GIVEN MATERIAL:
▼

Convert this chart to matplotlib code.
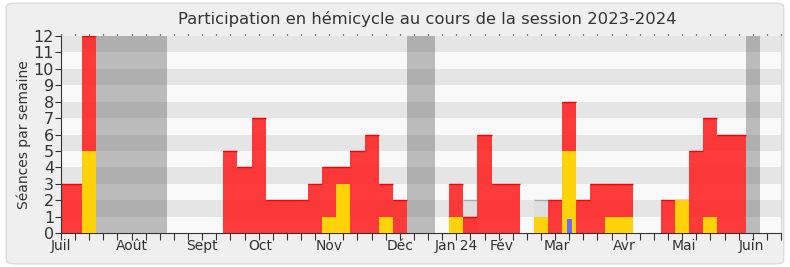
import numpy as np
import matplotlib
matplotlib.use("Agg")
import matplotlib.pyplot as plt
from matplotlib.patches import FancyBboxPatch
from matplotlib.transforms import blended_transform_factory

# Semaines de la session (0 = premiere semaine pleine de juillet 2023, -1 = semaine partielle)
semaines = np.arange(-1, 48)
presence = [3, 12, 0, 0, 0, 0, 0, 0, 0, 0, 0, 5, 4, 7, 2, 2, 2, 3, 4, 4, 5, 6, 3, 2,
            0, 0, 0, 3, 1, 6, 3, 3, 0, 0, 2, 8, 2, 3, 3, 3, 0, 0, 2, 2, 5, 7, 6, 6, 0]
interventions = [0, 5, 0, 0, 0, 0, 0, 0, 0, 0, 0, 0, 0, 0, 0, 0, 0, 0, 1, 3, 0, 0, 1, 0,
                 0, 0, 0, 1, 0, 0, 0, 0, 0, 1, 0, 5, 0, 0, 1, 1, 0, 0, 0, 2, 0, 1, 0, 0, 0]
questions = [0] * 35 + [0.85] + [0] * 13
seances_hemicycle = [0] * 28 + [2] + [0] * 4 + [2] + [0] * 15
vacances = [1, 2, 3, 4, 5, 23, 24, 47]

mois = ["Juil", "Août", "Sept", "Oct", "Nov", "Déc", "Jan 24", "Fév", "Mar", "Avr", "Mai", "Juin"]
pos_mois = [-1.5, 3.5, 8.5, 12.6, 17.5, 22.5, 26.5, 29.7, 33.6, 38.4, 42.6, 47.4]

xmin, xmax = -1.5, 49.5
# la premiere semaine (partielle) commence au bord gauche du graphique
gauche = np.where(semaines == semaines[0], xmin, semaines).astype(float)
largeur = semaines + 1 - gauche

fig = plt.figure(figsize=(7.9, 2.67), dpi=100)
fig.patch.set_facecolor("white")
cadre = FancyBboxPatch((0.008, 0.012), 0.984, 0.976, boxstyle="round,pad=0,rounding_size=0.012",
                       transform=fig.transFigure, facecolor="#efefef", edgecolor="#dcdcdc",
                       linewidth=1, zorder=-10)
fig.patches.append(cadre)

ax = fig.add_axes([0.0772, 0.1273, 0.9114, 0.7379])
ax.set_facecolor("#f9f9f9")
for y in range(1, 12, 2):
    ax.axhspan(y, y + 1, color="#e5e5e5", lw=0, zorder=0)

# seances en hemicycle (gris clair)
ax.bar(gauche, seances_hemicycle, width=largeur, align="edge", color="#dedede",
       edgecolor="none", zorder=1)
for g, l, h in zip(gauche, largeur, seances_hemicycle):
    if h > 0:
        ax.plot([g, g + l], [h, h], color="#aaaaaa", lw=1, zorder=1.5, solid_capstyle="butt")

# presences
ax.bar(gauche, presence, width=largeur, align="edge", color="#ff1a1a", alpha=0.85,
       edgecolor="none", zorder=2)
for g, l, h in zip(gauche, largeur, presence):
    if h > 0:
        ax.plot([g, g + l], [h, h], color="#ff0000", lw=1, zorder=2.5, solid_capstyle="butt")

# interventions
ax.bar(gauche, interventions, width=largeur, align="edge", color="#ffd20a",
       edgecolor="none", zorder=3)
# questions orales
ax.bar(semaines + 0.5, questions, width=0.35, color="#6a6aff", edgecolor="none", zorder=4)

# vacances parlementaires
for v in vacances:
    ax.axvspan(v, v + 1, color="#606060", alpha=0.4, lw=0, zorder=5)

ax.set_xlim(xmin, xmax)
ax.set_ylim(0, 12)
ax.set_yticks(range(0, 13))
ax.tick_params(axis="y", labelsize=11.5, colors="#333333", length=4, pad=1)
ax.set_xticks(np.arange(xmin, xmax + 0.01, 1))
ax.set_xticklabels([])
ax.tick_params(axis="x", which="major", bottom=True, length=5, color="#333333", direction="out")

# petits points en haut du graphique
trans = blended_transform_factory(ax.transData, ax.transAxes)
for t in np.arange(xmin, xmax + 0.01, 1):
    ax.plot([t, t], [1.003, 1.009], color="#111111", lw=0.9, transform=trans,
            clip_on=False, solid_capstyle="butt")

for m, p in zip(mois, pos_mois):
    ax.text(p, -0.03, m, transform=trans, ha="center", va="top", fontsize=10, color="#333333")

for s in ["left", "bottom"]:
    ax.spines[s].set_color("#333333")
ax.spines["top"].set_visible(False)
ax.spines["right"].set_color("#d8d8d8")

ax.set_ylabel("Séances par semaine", fontsize=10, color="#333333", labelpad=2)
fig.text(0.541, 0.93, "Participation en hémicycle au cours de la session 2023-2024",
         ha="center", va="center", fontsize=11.8, color="#333333")

fig.savefig("out.png", dpi=100, facecolor=fig.get_facecolor())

▲

EXERCISE PROMPT: Gather all lines with the string "matplotlib" from the data.

EXERCISE RESPONSE:
Convert this chart to matplotlib code.
import matplotlib
matplotlib.use("Agg")
import matplotlib.pyplot as plt
from matplotlib.patches import FancyBboxPatch
from matplotlib.transforms import blended_transform_factory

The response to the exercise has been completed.